Self-Distillation for Improving CTC-Transformer-Based ASR Systems
Abstract
We present a novel training approach for encoder-decoder-based sequence-to-sequence (S2S) models. S2S models have been used successfully by the automatic speech recognition (ASR) community. The important key factor of S2S is the attention mechanism as it captures the relationships between input and output sequences. The attention weights inform which time frames should be attended to for predicting the output labels. In previous work, we proposed distilling S2S knowledge into connectionist temporal classification (CTC) based models by using the attention characteristics to create pseudo-targets for an auxiliary cross-entropy loss term. This approach can significantly improve CTC models. However, it remained unclear whether our proposal could be used to improve S2S models. In this paper, we extend our previous work to create a strong S2S model, i.e. Transformer with CTC (CTC-Transformer).
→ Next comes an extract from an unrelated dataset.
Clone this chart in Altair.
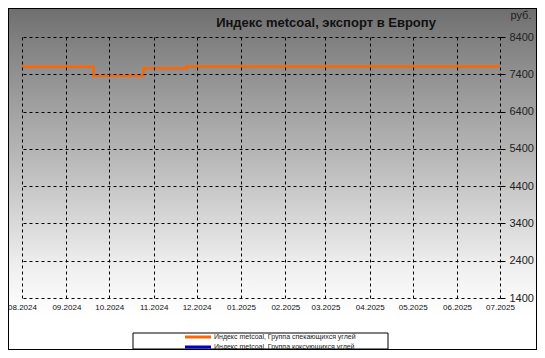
import altair as alt
import pandas as pd

# ---- data ----
dates = ["2024-08-01", "2024-09-20", "2024-10-25", "2024-11-24", "2025-07-01"]
values = [7600, 7360, 7565, 7610, 7610]
series_names = [
    "Индекс  metcoal, Группа спекающихся углей",
    "Индекс  metcoal, Группа коксующихся углей",
]
series_colors = ["#ff6600", "#0000cc"]
y_ticks = [1400, 2400, 3400, 4400, 5400, 6400, 7400, 8400]
x_months = [(2024, 8), (2024, 9), (2024, 10), (2024, 11), (2024, 12), (2025, 1),
            (2025, 2), (2025, 3), (2025, 4), (2025, 5), (2025, 6), (2025, 7)]

df = pd.DataFrame({"date": dates, "value": values, "series": series_names[0]})

W, H = 478, 261
PL, PT, PR, PB = 14, 29, 37, 52
FONT = "Liberation Sans"

def dt(y, m):
    return alt.DateTime(year=y, month=m, date=1, utc=True)

grad = alt.Gradient(
    gradient="linear", x1=0, x2=0, y1=0, y2=1,
    stops=[
        alt.GradientStop(color="#6e6e6e", offset=0),
        alt.GradientStop(color="#858585", offset=0.12),
        alt.GradientStop(color="#bababa", offset=0.45),
        alt.GradientStop(color="#eeeeee", offset=0.75),
        alt.GradientStop(color="#ffffff", offset=0.9),
        alt.GradientStop(color="#ffffff", offset=1),
    ],
)

bg = alt.Chart(pd.DataFrame({"a": [0]})).mark_rect(
    fill=grad, stroke="black", strokeWidth=2
).encode(
    x=alt.value(-PL), x2=alt.value(W + PR),
    y=alt.value(-PT), y2=alt.value(H + PB),
)

legend_box = alt.Chart(pd.DataFrame({"a": [0]})).mark_rect(
    filled=False, stroke="black", strokeWidth=1
).encode(
    x=alt.value(111), x2=alt.value(366),
    y=alt.value(296), y2=alt.value(312),
)

line = alt.Chart(df).mark_line(
    interpolate="step-after", strokeWidth=2.5
).encode(
    x=alt.X(
        "date:T",
        scale=alt.Scale(type="utc", domain=[dt(2024, 8), dt(2025, 7)]),
        axis=alt.Axis(
            values=[dt(y, m) for y, m in x_months],
            labelExpr="utcFormat(datum.value, '%m.%Y')", title=None,
            ticks=False, labelPadding=5, labelFontSize=8, labelColor="#111",
            labelFont=FONT, labelOverlap=False, labelFlush=False,
            grid=True, gridDash=[3, 3], gridColor="black", gridOpacity=1,
            domain=False, zindex=1,
        ),
    ),
    y=alt.Y(
        "value:Q",
        scale=alt.Scale(domain=[1400, 8400], nice=False, zero=False),
        axis=alt.Axis(
            orient="right", values=y_ticks, format="d",
            title="руб.", titleAngle=0, titleX=10, titleY=-22,
            titleAlign="left", titleBaseline="middle", titleFontWeight="normal",
            titleFontSize=11, titleFont=FONT, titleColor="#222",
            tickSize=5, tickColor="black", labelFontSize=11, labelPadding=4,
            labelColor="#222", labelFont=FONT,
            grid=True, gridDash=[3, 3], gridColor="black", gridOpacity=1,
            domain=False, zindex=1,
        ),
    ),
    color=alt.Color(
        "series:N",
        scale=alt.Scale(domain=series_names, range=series_colors),
        legend=alt.Legend(
            orient="none", legendX=172, legendY=296, title=None,
            symbolType="M-5.2,0L5.2,0", symbolSize=25, symbolStrokeWidth=3,
            labelFontSize=7, labelFont=FONT, labelColor="#222", labelOffset=12,
            rowPadding=-6, padding=0, direction="vertical", labelLimit=400,
        ),
    ),
)

chart = alt.layer(bg, legend_box, line).properties(
    width=W, height=H,
    autosize=alt.AutoSizeParams(type="none"),
    padding={"left": PL, "top": PT, "right": PR, "bottom": PB},
    title=alt.Title(
        "Индекс metcoal, экспорт в Европу", fontSize=13, fontWeight="bold",
        font=FONT, color="#111", anchor="middle", dx=65, offset=9, dy=42,
        baseline="alphabetic",
    ),
).configure(background="white").configure_view(stroke="black", strokeWidth=1)

chart.save("out.html", embed_options={"renderer": "svg", "actions": False})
We utilize Transformer outputs and the source attention weights for making pseudo-targets that contain both the posterior and the timing information of each Transformer output. These pseudo-targets are used to train the shared encoder of the CTC-Transformer through the use of direct feedback from the Transformer-decoder and thus obtain more informative representations. Experiments on public and private datasets to perform various tasks demonstrate that our proposal is also effective for enhancing S2S model training. In particular, on a Japanese ASR task, our best system outperforms the previous state-of-the-art alternative.